SELECT EDIT_DISTANCE('kitten', 'sitting') AS distance;

This query returns a distance of 3, which represents the minimum number of edits required to transform 'kitten' into 'sitting':

  1. Substitute 'k' with 's'
  2. Substitute 'e' with 'i'
  3. Insert 'g' at the end

Practical Applications in Data Analysis

The EDIT_DISTANCE function in BigQuery has numerous practical applications in data analysis and data quality initiatives. Let's explore some of these use cases with detailed examples.

1. Fuzzy String Matching

Fuzzy string matching is crucial when dealing with messy or inconsistent data, such as misspelled names or addresses. Here's an example of how to use EDIT_DISTANCE for fuzzy matching in BigQuery:

WITH company_names AS (
  SELECT 'Google' AS name
  UNION ALL SELECT 'Alphabet Inc.'
  UNION ALL SELECT 'Gooogle'
  UNION ALL SELECT 'Alpabet Inc'
)
SELECT a.name AS name1,
       b.name AS name2,
       EDIT_DISTANCE(a.name, b.name) AS distance
FROM company_names a
CROSS JOIN company_names b
WHERE a.name < b.name  -- Avoid self-comparisons and duplicates
  AND EDIT_DISTANCE(a.name, b.name) <= 3
ORDER BY distance;

This query compares all pairs of company names and returns those with an edit distance of 3 or less, helping identify potential matches or misspellings.

2. Data Deduplication

EDIT_DISTANCE can be used to identify and merge duplicate or near-duplicate records. Here's an example:

WITH customer_data AS (
  SELECT 1 AS id, 'John Smith' AS name, 'New York' AS city
  UNION ALL SELECT 2, 'John Smth', 'New York'
  UNION ALL SELECT 3, 'Jane Doe', 'Los Angeles'
  UNION ALL SELECT 4, 'Jane Do', 'Los Angles'
)
SELECT a.id AS id1,
       b.id AS id2,
       a.name AS name1,
       b.name AS name2,
       a.city AS city1,
       b.city AS city2,
       EDIT_DISTANCE(a.name, b.name) + EDIT_DISTANCE(a.city, b.city) AS total_distance
FROM customer_data a
JOIN customer_data b ON a.id < b.id
WHERE EDIT_DISTANCE(a.name, b.name) + EDIT_DISTANCE(a.city, b.city) <= 3
ORDER BY total_distance;

This query identifies potential duplicate customer records by comparing both names and cities, allowing for a small number of differences to account for typos or minor variations.

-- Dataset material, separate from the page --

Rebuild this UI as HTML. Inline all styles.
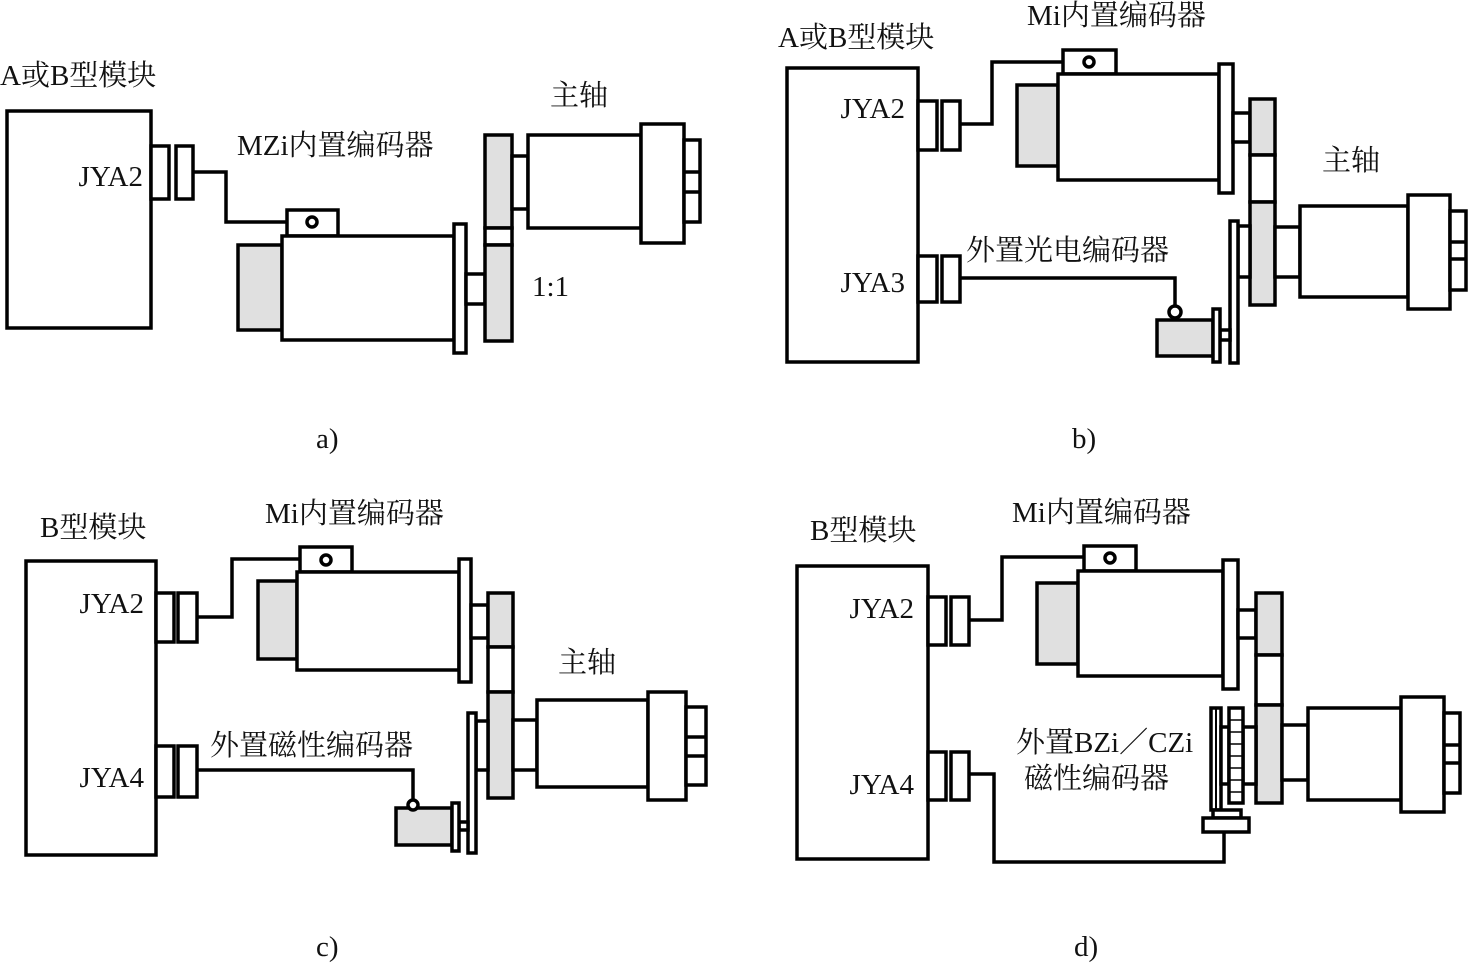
<!DOCTYPE html>
<html><head><meta charset="utf-8"><style>
html,body{margin:0;padding:0;background:#fff;}
svg{display:block;}
text{font-family:"Liberation Serif","Noto Serif CJK SC","Noto Sans CJK SC",serif;font-size:29px;fill:#111;}
</style></head><body>
<svg width="1469" height="963" viewBox="0 0 1469 963" xmlns="http://www.w3.org/2000/svg">
<g fill="#fff" stroke="#000" stroke-width="3.5">
<!-- Panel a -->
<rect x="7" y="111" width="144" height="217"/>
<rect x="151" y="146" width="18" height="53"/>
<rect x="176" y="146" width="17" height="53"/>
<polyline points="193,172 226,172 226,222 287,222" fill="none"/>
<rect x="287" y="210" width="51" height="26"/>
<circle cx="312" cy="222" r="5"/>
<rect x="238" y="245" width="44" height="85" fill="#e0e0e0"/>
<rect x="282" y="236" width="172" height="104"/>
<rect x="454" y="224" width="12" height="129"/>
<rect x="466" y="274" width="19" height="30"/>
<rect x="485" y="135" width="27" height="93" fill="#e0e0e0"/>
<rect x="485" y="228" width="27" height="17"/>
<rect x="485" y="245" width="27" height="96" fill="#e0e0e0"/>
<rect x="512" y="156" width="16" height="53"/>
<rect x="528" y="135" width="113" height="93"/>
<rect x="641" y="124" width="43" height="119"/>
<rect x="684" y="140" width="16" height="82"/>
<line x1="684" y1="172" x2="700" y2="172"/><line x1="684" y1="192" x2="700" y2="192"/>

<!-- Panel b -->
<rect x="787" y="68" width="131" height="294"/>
<rect x="918" y="101" width="19" height="49"/>
<rect x="942" y="101" width="18" height="49"/>
<rect x="918" y="256" width="19" height="46"/>
<rect x="942" y="256" width="18" height="46"/>
<polyline points="960,124 992,124 992,62 1063,62" fill="none"/>
<rect x="1063" y="50" width="53" height="24"/>
<circle cx="1089" cy="62" r="5"/>
<rect x="1017" y="85" width="41" height="81" fill="#e0e0e0"/>
<rect x="1058" y="74" width="161" height="106"/>
<rect x="1219" y="64" width="14" height="129"/>
<rect x="1233" y="113" width="17" height="29"/>
<rect x="1250" y="99" width="25" height="56" fill="#e0e0e0"/>
<rect x="1250" y="155" width="25" height="47"/>
<rect x="1250" y="202" width="25" height="103" fill="#e0e0e0"/>
<rect x="1275" y="227" width="25" height="50"/>
<rect x="1300" y="206" width="108" height="91"/>
<rect x="1408" y="195" width="42" height="114"/>
<rect x="1450" y="211" width="16" height="79"/>
<line x1="1450" y1="242" x2="1466" y2="242"/><line x1="1450" y1="259" x2="1466" y2="259"/>
<rect x="1238" y="226" width="12" height="51"/>
<rect x="1230" y="221" width="8" height="142"/>
<rect x="1220" y="330" width="10" height="10"/>
<rect x="1157" y="320" width="56" height="36" fill="#e0e0e0"/>
<rect x="1213" y="309" width="7" height="53"/>
<polyline points="960,278 1175,278 1175,306" fill="none"/>
<circle cx="1175" cy="312" r="6"/>

<!-- Panel c -->
<rect x="26" y="561" width="130" height="294"/>
<rect x="156" y="593" width="18" height="49"/>
<rect x="178" y="593" width="19" height="49"/>
<rect x="156" y="746" width="18" height="51"/>
<rect x="178" y="746" width="19" height="51"/>
<polyline points="197,617 232,617 232,559 300,559" fill="none"/>
<rect x="300" y="547" width="52" height="25"/>
<circle cx="326" cy="560" r="5"/>
<rect x="258" y="581" width="39" height="78" fill="#e0e0e0"/>
<rect x="297" y="572" width="162" height="98"/>
<rect x="459" y="559" width="12" height="123"/>
<rect x="471" y="605" width="17" height="33"/>
<rect x="488" y="593" width="25" height="54" fill="#e0e0e0"/>
<rect x="488" y="647" width="25" height="45"/>
<rect x="488" y="692" width="25" height="106" fill="#e0e0e0"/>
<rect x="513" y="720" width="24" height="50"/>
<rect x="537" y="700" width="111" height="87"/>
<rect x="648" y="692" width="38" height="108"/>
<rect x="686" y="707" width="20" height="78"/>
<line x1="686" y1="737" x2="706" y2="737"/><line x1="686" y1="756" x2="706" y2="756"/>
<rect x="476" y="721" width="12" height="49"/>
<rect x="468" y="713" width="8" height="140"/>
<rect x="459" y="822" width="9" height="8"/>
<rect x="396" y="808" width="56" height="37" fill="#e0e0e0"/>
<rect x="452" y="803" width="7" height="48"/>
<polyline points="197,770 413,770 413,800" fill="none"/>
<circle cx="413" cy="805" r="5"/>

<!-- Panel d -->
<rect x="797" y="566" width="131" height="293"/>
<rect x="928" y="597" width="18" height="48"/>
<rect x="951" y="597" width="18" height="48"/>
<rect x="928" y="752" width="18" height="48"/>
<rect x="951" y="752" width="18" height="48"/>
<polyline points="969,620 1002,620 1002,557 1084,557" fill="none"/>
<rect x="1084" y="546" width="52" height="25"/>
<circle cx="1110" cy="558" r="5"/>
<rect x="1037" y="583" width="41" height="81" fill="#e0e0e0"/>
<rect x="1078" y="571" width="145" height="105"/>
<rect x="1223" y="560" width="15" height="129"/>
<rect x="1238" y="610" width="18" height="28"/>
<rect x="1256" y="593" width="26" height="62" fill="#e0e0e0"/>
<rect x="1256" y="655" width="26" height="50"/>
<rect x="1256" y="705" width="26" height="98" fill="#e0e0e0"/>
<rect x="1282" y="725" width="26" height="55"/>
<rect x="1308" y="708" width="93" height="92"/>
<rect x="1401" y="697" width="43" height="115"/>
<rect x="1444" y="713" width="16" height="80"/>
<line x1="1444" y1="745" x2="1460" y2="745"/><line x1="1444" y1="763" x2="1460" y2="763"/>
<rect x="1243" y="727" width="13" height="57"/>
<rect x="1211" y="708" width="10" height="102"/>
<line x1="1216" y1="708" x2="1216" y2="810" stroke-width="2"/>
<rect x="1221" y="727" width="8" height="57"/>
<rect x="1229" y="708" width="14" height="95"/>
<g stroke-width="1.5">
<line x1="1229" y1="720" x2="1243" y2="720"/><line x1="1229" y1="732" x2="1243" y2="732"/>
<line x1="1229" y1="744" x2="1243" y2="744"/><line x1="1229" y1="756" x2="1243" y2="756"/>
<line x1="1229" y1="768" x2="1243" y2="768"/><line x1="1229" y1="780" x2="1243" y2="780"/>
<line x1="1229" y1="792" x2="1243" y2="792"/>
</g>
<rect x="1213" y="810" width="28" height="8"/>
<rect x="1203" y="818" width="46" height="14"/>
<polyline points="969,774 994,774 994,862 1224,862 1224,832" fill="none"/>
</g>

<!-- Labels -->
<text x="0" y="85">A或B型模块</text>
<text x="143" y="186" text-anchor="end">JYA2</text>
<text x="237" y="155">MZi内置编码器</text>
<text x="550" y="105">主轴</text>
<text x="532" y="296" font-size="25">1:1</text>
<text x="316" y="448" font-size="25">a)</text>

<text x="778" y="47">A或B型模块</text>
<text x="905" y="118" text-anchor="end">JYA2</text>
<text x="905" y="292" text-anchor="end">JYA3</text>
<text x="1027" y="25">Mi内置编码器</text>
<text x="966" y="260">外置光电编码器</text>
<text x="1322" y="170">主轴</text>
<text x="1072" y="448" font-size="25">b)</text>

<text x="40" y="537">B型模块</text>
<text x="144" y="613" text-anchor="end">JYA2</text>
<text x="144" y="787" text-anchor="end">JYA4</text>
<text x="265" y="523">Mi内置编码器</text>
<text x="210" y="755">外置磁性编码器</text>
<text x="558" y="672">主轴</text>
<text x="316" y="956" font-size="25">c)</text>

<text x="810" y="540">B型模块</text>
<text x="914" y="618" text-anchor="end">JYA2</text>
<text x="914" y="794" text-anchor="end">JYA4</text>
<text x="1012" y="522">Mi内置编码器</text>
<text x="1016" y="752">外置BZi／CZi</text>
<text x="1024" y="788">磁性编码器</text>
<text x="1074" y="956" font-size="25">d)</text>
</svg>
</body></html>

3. Spell Checking and Correction

EDIT_DISTANCE can be used to implement a basic spell-checker by finding the closest match to a potentially misspelled word. Here's an example:

WITH dictionary AS (
  SELECT 'apple' AS word
  UNION ALL SELECT 'banana'
  UNION ALL SELECT 'cherry'
  UNION ALL SELECT 'date'
),
misspelled_words AS (
  SELECT 'appel' AS word
  UNION ALL SELECT 'banan'
  UNION ALL SELECT 'charry'
)
SELECT m.word AS misspelled,
       d.word AS suggestion,
       EDIT_DISTANCE(m.word, d.word) AS distance
FROM misspelled_words m
CROSS JOIN dictionary d
WHERE EDIT_DISTANCE(m.word, d.word) <= 2
ORDER BY m.word, distance
LIMIT 1 BY m.word;

This query finds the closest match in a dictionary for each misspelled word, suggesting corrections for common typos.

Optimizing Performance and Accuracy

While EDIT_DISTANCE is a powerful function, it's important to consider performance implications when working with large datasets. Here are some optimization techniques:

  1. Use the max_distance parameter: By setting a maximum distance, you can limit the computational complexity for strings that are very different.
SELECT EDIT_DISTANCE('long_string1', 'long_string2', max_distance => 5) AS distance;

  1. Pre-filtering: When comparing large sets of strings, use other techniques to pre-filter the data before applying EDIT_DISTANCE. For example, you might first compare string lengths or use faster approximation techniques.

  2. Indexing: If you're repeatedly comparing against a fixed set of strings, consider creating an index or preprocessing the data to speed up comparisons.

With the EDIT_DISTANCE function in BigQuery, you can significantly improve data quality, perform efficient fuzzy matching, and implement various text analysis tasks at scale.